Леха поступил на режиссерский в Перми. После стал художественным руководителем одного из тамошних театров. Когда началась СВО, он сразу же решил ставить спектакль по книге одного военкора, которая называлась «Коротко и жутко».
Премьера ожидалась в начале мая, но, буквально за несколько дней, труппа категорически отказалась играть по «соображениям идеологическим», спектакль был сорван. В чем заключаются эти соображения, внятно никто объяснить не мог.
Зато постановку «Смерти нет» решили поставить в Якутии, местная Епархия. А писатель Захар, всего за день до покушения (машину подорвали диверсанты СБУ, он был очень тяжело ранен), договорился о постановке в Туле.
Столичные либеральные театральные критики не поленились съездить в Тулу, чтобы написать «разгромные» рецензии! Но ни на что повлиять они уже не могли.
Спектакль зажил своей жизнью, гастролировал по России, а режиссер Леха, когда-то Хлюпик, ушел на фронт.
Его достали комментарии из разряда, мол, весь скандал вокруг спектакля - это его продуманный пиар на теме СВО.
Он не собирался доказывать, что не верблюд, но доказать себе, что «не ссыкло, что не чахлый потомок своих замечательных предков - воинов, учителей, крестьян и дворян, я просто обязан. Ради своих детей, жены, сестер и друзей.
Вернусь и вот тогда вспомним и про театр, и про кино. Планов ещё много.»
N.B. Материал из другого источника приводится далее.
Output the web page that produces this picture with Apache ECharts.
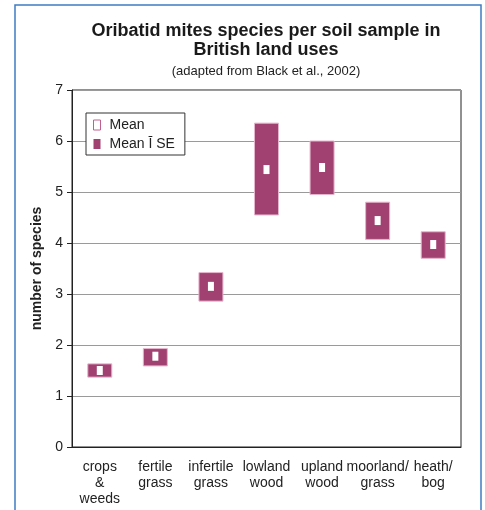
<!DOCTYPE html>
<html>
<head>
<meta charset="utf-8">
<script src="https://cdn.jsdelivr.net/npm/echarts@6/dist/echarts.min.js"></script>
<style>html,body{margin:0;padding:0;background:#fff}#c{width:485px;height:510px}</style>
</head>
<body>
<div id="c"></div>
<script>
var categories = ['crops\n&\nweeds', 'fertile\ngrass', 'infertile\ngrass', 'lowland\nwood', 'upland\nwood', 'moorland/\ngrass', 'heath/\nbog'];
var meanValues = [1.50, 1.78, 3.15, 5.44, 5.48, 4.44, 3.97];
var seLow = [1.37, 1.59, 2.86, 4.55, 4.95, 4.07, 3.70];
var seHigh = [1.63, 1.93, 3.42, 6.35, 6.00, 4.80, 4.22];
var yTicks = [0, 1, 2, 3, 4, 5, 6, 7];

var FONT = 'Liberation Sans, Arial, Helvetica, sans-serif';
var BOX = '#a14171';

var boxData = categories.map(function (c, i) { return [i, seLow[i], seHigh[i]]; });
var meanData = categories.map(function (c, i) { return [i, meanValues[i]]; });

var chart = echarts.init(document.getElementById('c'), null, {renderer: 'canvas'});
chart.setOption({
  animation: false,
  backgroundColor: '#fff',
  textStyle: {fontFamily: FONT},
  title: [
    {text: 'Oribatid mites species per soil sample in\nBritish land uses', left: 266, top: 22, textAlign: 'center', padding: 0,
     textStyle: {fontFamily: FONT, fontSize: 18, fontWeight: 'bold', lineHeight: 18.5, color: '#1a1a1a'}},
    {text: '(adapted from Black et al., 2002)', left: 266, top: 65, textAlign: 'center', padding: 0,
     textStyle: {fontFamily: FONT, fontSize: 13, fontWeight: 'normal', color: '#222'}}
  ],
  graphic: [
    {type: 'polyline', shape: {points: [[15, 515], [15, 5], [481, 5], [481, 515]]},
     style: {stroke: '#3d7cc2', lineWidth: 1.5, fill: null}, silent: true}
  ],
  legend: {
    left: 86, top: 113, orient: 'vertical', padding: [5, 10, 4, 7], itemGap: 5,
    itemWidth: 7, itemHeight: 10,
    backgroundColor: '#fff', borderColor: '#333', borderWidth: 1, borderRadius: 0,
    textStyle: {fontFamily: FONT, fontSize: 14, color: '#222', padding: [0, 0, 0, 4]},
    selectedMode: false,
    data: [
      {name: 'Mean', icon: 'rect', itemStyle: {color: '#fff', borderColor: '#c06090', borderWidth: 1}},
      {name: 'Mean Ī SE', icon: 'rect', itemStyle: {color: BOX, borderColor: BOX, borderWidth: 0}}
    ]
  },
  grid: {left: 72, right: 24, top: 90, bottom: 63, show: true, borderColor: '#222', borderWidth: 1, backgroundColor: 'transparent'},
  xAxis: {
    type: 'category', data: categories, boundaryGap: true,
    axisLine: {lineStyle: {color: '#222', width: 1}},
    axisTick: {alignWithLabel: true, length: 6, lineStyle: {color: '#222'}},
    axisLabel: {interval: 0, margin: 12, fontFamily: FONT, fontSize: 14, lineHeight: 16, color: '#222'}
  },
  yAxis: {
    type: 'value', min: yTicks[0], max: yTicks[yTicks.length - 1], interval: 1,
    name: 'number of species', nameLocation: 'middle', nameGap: 28,
    nameTextStyle: {fontFamily: FONT, fontSize: 14, fontWeight: 'bold', color: '#222'},
    axisLine: {show: true, lineStyle: {color: '#222', width: 1}},
    axisTick: {show: true, length: 5, lineStyle: {color: '#222'}},
    axisLabel: {margin: 9, fontFamily: FONT, fontSize: 14, color: '#222'},
    splitLine: {show: true, lineStyle: {color: '#9a9a9a', width: 1}}
  },
  series: [
    {
      name: 'Mean Ī SE', type: 'custom', data: boxData, z: 2,
      itemStyle: {color: BOX},
      encode: {x: 0, y: [1, 2]},
      renderItem: function (params, api) {
        var x = api.value(0);
        var lo = api.coord([x, api.value(1)]);
        var hi = api.coord([x, api.value(2)]);
        var w = 24;
        return {
          type: 'rect',
          shape: {x: lo[0] - w / 2, y: hi[1], width: w, height: lo[1] - hi[1]},
          style: {fill: BOX, stroke: '#e6b4cc', lineWidth: 1}
        };
      }
    },
    {
      name: 'Mean', type: 'scatter', data: meanData, z: 3,
      symbol: 'rect', symbolSize: [6, 9],
      itemStyle: {color: '#fff', borderWidth: 0, opacity: 1}
    }
  ]
});
</script>
</body>
</html>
Уже в декабре Леша собьет несколько дронов и его наградят крестом «За храбрость».
И многие будут говорить, хватит, ты все доказал и себе, и недоброжелателям еще в тот момент, когда подписал контракт с МО. Но, он считал, что этого мало. Стальной характер. Хотя сам про себя он говорил:
- Я же театральная богема! Мне нужно утро начать с чашечки кофе и сигареты! Хлюпик.
Весной 2024 он попадет под удар кассетами, будет ранен в плечо, отлежит в госпитале и снова на фронт. А потом его все же достанет дрон.
Он запомнит свои мысли, которые были как будто между явью и сном.
-Так все просто и уже никогда не увидеть рассвет и не вытащить на удочку из дымящегося пруда карася.
И сам себе удивиться. Куда-то будет лететь через фантастические виденья, среди которых будет сцена из спектакля.
Выросший сын читает послание от погибшего отца:
«...может быть, смерть моя будет неприглядной - на гноище и во вшах. Или буду лежать я на перекрестке дорог, страшный, вздутый, оскалившийся, с вывернутыми карманами. Но это все неважно. Я знаю точно, что буду здесь всегда - на торфяных болотах, среди теней солдат, теперь скользит и моя тень. И под куполом церквушки на Перыновом скиту, в солнечном луче, дрожит эфирная часть моей души. Но самое главное - я останусь в своих детях, в их внуках и правнуках. Буду вечно течь в их жилах, буду смотреть на мир их молодыми глазами. Буду опять любить и ненавидеть, пока мой род не прервется. А значит, я почти что бессмертен».
7.
С дедом они встретятся в какой-то местности, похожей на прозрачный город, где будут веревочно-дощатые мосты и мосты, вверх-вниз.
Они как будто обнимутся. И дед произнесет, не словами, а будто бы каким-то телепатическим способом.
- Чет запах какой-то знакомый.
- Правильно понял, фронтовой, - тоже не словами ответит Леха.
- Опять? - пошлет сигнал дед. – С кем теперь-то?
- А то ты не знаешь
- Слушай, но ты же не знаешь, как живет в саду каждая муравьиная куча. Отсюда все, что там, кажется смешным, даже глупым и банальным. Здесь другие материи, другие заботы. Так с кем?
- Украина.
- Твою мать! Так не бывает.
- Там теперь все бывает. Ты даже себе представить не можешь уровня того абсурда.
- Даа, - протянет дед. - Пойдем, покажу тебе, как здесь все устроено, заблудишься еще, Хлюпик.
И усмехнется так, как умели усмехаться только они, суперлюди, ставшие такими поневоле. Типа, и не такое переживали.